Problem requirements » With pictures left out, retype the lines from the start of the records through the one that contains "const srcCyanUp = [94, 94, 93.5, 92.6, 87.9, 87.6, 78.8];".
+---+
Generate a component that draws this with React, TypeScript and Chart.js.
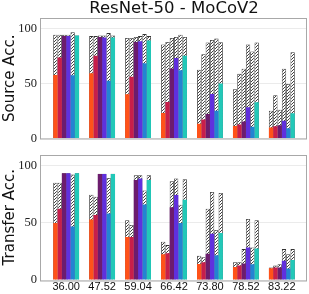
import React, { useEffect, useRef } from 'react';
import { Chart, registerables } from 'chart.js';
Chart.register(...registerables);

const categories = ['36.00', '47.52', '59.04', '66.42', '73.80', '78.52', '83.22'];
const yTicks = [0, 50, 100];
const seriesColors = ['#FF5219', '#C81E4B', '#6C1C6E', '#6030DE', '#2384D2', '#22C8B8'];

// Source accuracy: solid (achieved) values per series
const srcOrange = [58, 59.6, 40.4, 23.3, 13.5, 11.3, 10];
const srcCrimson = [74, 75.5, 56.3, 33.3, 17.4, 12.8, 11.2];
const srcPlum = [93.5, 92.6, 88.2, 64, 22.4, 15.6, 12.1];
const srcViolet = [93.5, 92.3, 88.8, 73.5, 40.7, 28.6, 16.2];
const srcBlue = [57.8, 52.8, 68.7, 62.2, 25.4, 10.8, 9.4];
const srcCyan = [94, 92.3, 89.4, 75.5, 50.2, 33, 23];
// Source accuracy: hatched (upper) values per series
const srcOrangeUp = [94.7, 93.5, 91.8, 85.8, 62.7, 45, 25.4];
const srcCrimsonUp = [94.7, 93.5, 91.8, 88.2, 77, 59, 39.5];
const srcPlumUp = [94.7, 94, 92.6, 91.8, 87.6, 63.7, 26.3];
const srcVioletUp = [94.7, 94, 93.5, 92.6, 90, 85.8, 63.7];
const srcBlueUp = [97, 96.2, 95.3, 94.7, 91.2, 79.4, 49.8];
const srcCyanUp = [94, 94, 93.5, 92.6, 87.9, 87.6, 78.8];

// Transfer accuracy: solid values per series
const trOrange = [50, 53, 37.6, 22.6, 14.1, 11.5, 10.3];
const trCrimson = [62.4, 57, 37.6, 23.5, 15.6, 12.6, 10.9];
const trPlum = [93.5, 93, 87.6, 63.8, 22.9, 14.4, 11];
const trViolet = [93.5, 93, 88.9, 74.4, 40.6, 28.5, 16.8];
const trBlue = [47, 58.2, 66.2, 50, 21.8, 13.8, 10];
const trCyan = [93.5, 93, 87.6, 70.3, 41.2, 27.6, 17.6];
// Transfer accuracy: hatched values per series
const trOrangeUp = [85.3, 74.7, 52.4, 33.5, 21.2, 15.6, 11];
const trCrimsonUp = [85.3, 73, 48.2, 30.6, 20, 15.6, 12.6];
const trPlumUp = [93.6, 93.1, 91.8, 86.5, 62.4, 27.1, 13.8];
const trVioletUp = [93.6, 93.1, 91.8, 88.9, 77.1, 53.5, 27.1];
const trBlueUp = [92.4, 89.4, 78.5, 65.9, 43.8, 28.5, 22.6];
const trCyanUp = [93.6, 93.1, 91.8, 88.2, 76.2, 52.4, 27.1];

const sourceSolid = [srcOrange, srcCrimson, srcPlum, srcViolet, srcBlue, srcCyan];
const sourceHatch = [srcOrangeUp, srcCrimsonUp, srcPlumUp, srcVioletUp, srcBlueUp, srcCyanUp];
const transferSolid = [trOrange, trCrimson, trPlum, trViolet, trBlue, trCyan];
const transferHatch = [trOrangeUp, trCrimsonUp, trPlumUp, trVioletUp, trBlueUp, trCyanUp];

function makeHatch(): CanvasPattern | string {
  const c = document.createElement('canvas');
  c.width = 3;
  c.height = 3;
  const g = c.getContext('2d');
  if (!g) return '#bbb';
  g.fillStyle = '#ffffff';
  g.fillRect(0, 0, 3, 3);
  g.strokeStyle = '#2a2a2a';
  g.lineWidth = 0.9;
  g.beginPath();
  g.moveTo(-1, 4); g.lineTo(4, -1);
  g.moveTo(-1, 1); g.lineTo(1, -1);
  g.moveTo(2, 4); g.lineTo(4, 2);
  g.stroke();
  return g.createPattern(c, 'repeat') || '#bbb';
}

const framePlugin = {
  id: 'frame',
  afterDatasetsDraw(chart: any) {
    const { left, top, right, bottom } = chart.chartArea;
    const ctx = chart.ctx;
    ctx.save();
    ctx.strokeStyle = '#a8a8a8';
    ctx.lineWidth = 1;
    ctx.strokeRect(Math.round(left) - 0.5, Math.round(top) + 0.5, Math.round(right - left), Math.round(bottom - top) - 0.5);
    ctx.restore();
  },
};

function buildConfig(solid: number[][], hatch: number[][], yTitle: string, isTop: boolean): any {
  const pattern = makeHatch();
  const datasets: any[] = [];
  solid.forEach((vals, k) => {
    datasets.push({
      label: 'S' + k,
      data: vals.map((y, i) => ({ x: i, y })),
      backgroundColor: seriesColors[k],
      borderWidth: 0,
      stack: 's' + k,
      order: 0,
      categoryPercentage: 0.72,
      barPercentage: 1,
    });
  });
  hatch.forEach((vals, k) => {
    datasets.push({
      label: 'H' + k,
      data: vals.map((y, i) => ({ x: i, y })),
      backgroundColor: pattern,
      borderColor: '#333333',
      borderWidth: 0.8,
      stack: 's' + k,
      order: 1,
      categoryPercentage: 0.72,
      barPercentage: 1,
    });
  });
  const xScale: any = {
    type: 'linear',
    min: -0.7,
    max: 6.7,
    offset: false,
    display: !isTop,
    grid: { display: false, offset: false, drawTicks: false, tickLength: 0 },
    border: { display: false },
    afterBuildTicks: (s: any) => { s.ticks = categories.map((_, i) => ({ value: i })); },
    ticks: {
      autoSkip: false,
      maxRotation: 0,
      padding: 0,
      color: '#111',
      font: { family: 'Liberation Sans', size: 11 },
      callback: (v: any) => categories[Math.round(Number(v))] ?? '',
    },
  };
  if (!isTop) xScale.afterFit = (s: any) => { s.height = 14; };
  return {
    type: 'bar',
    data: { datasets },
    plugins: [framePlugin],
    options: {
      animation: false,
      responsive: false,
      devicePixelRatio: 1,
      layout: { padding: isTop ? { top: 0, left: 0, right: 2, bottom: 7 } : { top: 5, left: 0, right: 2, bottom: 0 } },
      plugins: {
        legend: { display: false },
        tooltip: { enabled: false },
        title: {
          display: isTop,
          text: 'ResNet-50 - MoCoV2',
          fullSize: false,
          color: '#111',
          font: { family: 'DejaVu Sans', size: 16.5, weight: 'normal', lineHeight: '18px' },
          padding: 0,
        },
      },
      scales: {
        x: xScale,
        y: {
          min: 0,
          max: 110,
          stacked: false,
          afterBuildTicks: (s: any) => { s.ticks = yTicks.map((v) => ({ value: v })); },
          afterFit: (s: any) => { s.width = 41; },
          grid: { color: '#ebebeb', drawTicks: false, lineWidth: 1 },
          border: { display: false },
          ticks: {
            padding: 4,
            color: '#222',
            font: { family: 'Liberation Serif', size: 12.5 },
          },
          title: {
            display: true,
            text: yTitle,
            color: '#111',
            font: { family: 'DejaVu Sans', size: 15 },
            padding: { top: 1, bottom: 0 },
          },
        },
      },
    },
  };
}

function Panel(props: { solid: number[][]; hatch: number[][]; yTitle: string; isTop: boolean; top: number; height: number }) {
  const ref = useRef<HTMLCanvasElement | null>(null);
  useEffect(() => {
    if (!ref.current) return;
    const chart = new Chart(ref.current, buildConfig(props.solid, props.hatch, props.yTitle, props.isTop));
    return () => chart.destroy();
  }, []);
  return (
    <canvas
      ref={ref}
      width={309}
      height={props.height}
      style={{ position: 'absolute', left: 0, top: props.top, width: 309, height: props.height }}
    />
  );
}

export default function App() {
  return (
    <div style={{ position: 'absolute', left: 0, top: 0, width: 309, height: 294, background: '#fff' }}>
      <Panel solid={sourceSolid} hatch={sourceHatch} yTitle="Source Acc." isTop={true} top={0} height={150} />
      <Panel solid={transferSolid} hatch={transferHatch} yTitle="Transfer Acc." isTop={false} top={143} height={151} />
    </div>
  );
}
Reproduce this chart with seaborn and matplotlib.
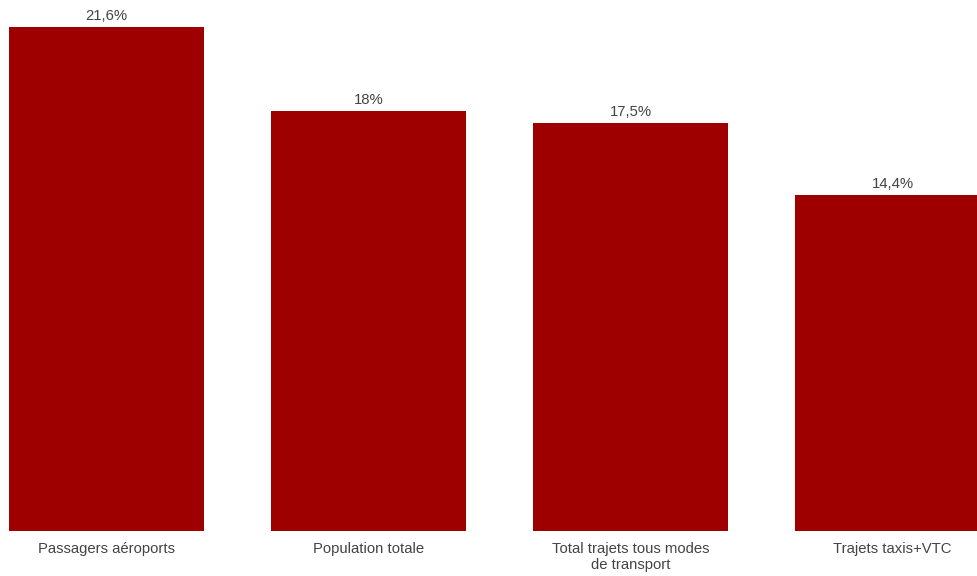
+---+
Right answer »
Generate a component that draws this with React, TypeScript and Chart.js.
import React, { useEffect, useRef } from 'react';
import { Chart, registerables } from 'chart.js';
Chart.register(...registerables);

const categories = ['36.00', '47.52', '59.04', '66.42', '73.80', '78.52', '83.22'];
const yTicks = [0, 50, 100];
const seriesColors = ['#FF5219', '#C81E4B', '#6C1C6E', '#6030DE', '#2384D2', '#22C8B8'];

// Source accuracy: solid (achieved) values per series
const srcOrange = [58, 59.6, 40.4, 23.3, 13.5, 11.3, 10];
const srcCrimson = [74, 75.5, 56.3, 33.3, 17.4, 12.8, 11.2];
const srcPlum = [93.5, 92.6, 88.2, 64, 22.4, 15.6, 12.1];
const srcViolet = [93.5, 92.3, 88.8, 73.5, 40.7, 28.6, 16.2];
const srcBlue = [57.8, 52.8, 68.7, 62.2, 25.4, 10.8, 9.4];
const srcCyan = [94, 92.3, 89.4, 75.5, 50.2, 33, 23];
// Source accuracy: hatched (upper) values per series
const srcOrangeUp = [94.7, 93.5, 91.8, 85.8, 62.7, 45, 25.4];
const srcCrimsonUp = [94.7, 93.5, 91.8, 88.2, 77, 59, 39.5];
const srcPlumUp = [94.7, 94, 92.6, 91.8, 87.6, 63.7, 26.3];
const srcVioletUp = [94.7, 94, 93.5, 92.6, 90, 85.8, 63.7];
const srcBlueUp = [97, 96.2, 95.3, 94.7, 91.2, 79.4, 49.8];
const srcCyanUp = [94, 94, 93.5, 92.6, 87.9, 87.6, 78.8];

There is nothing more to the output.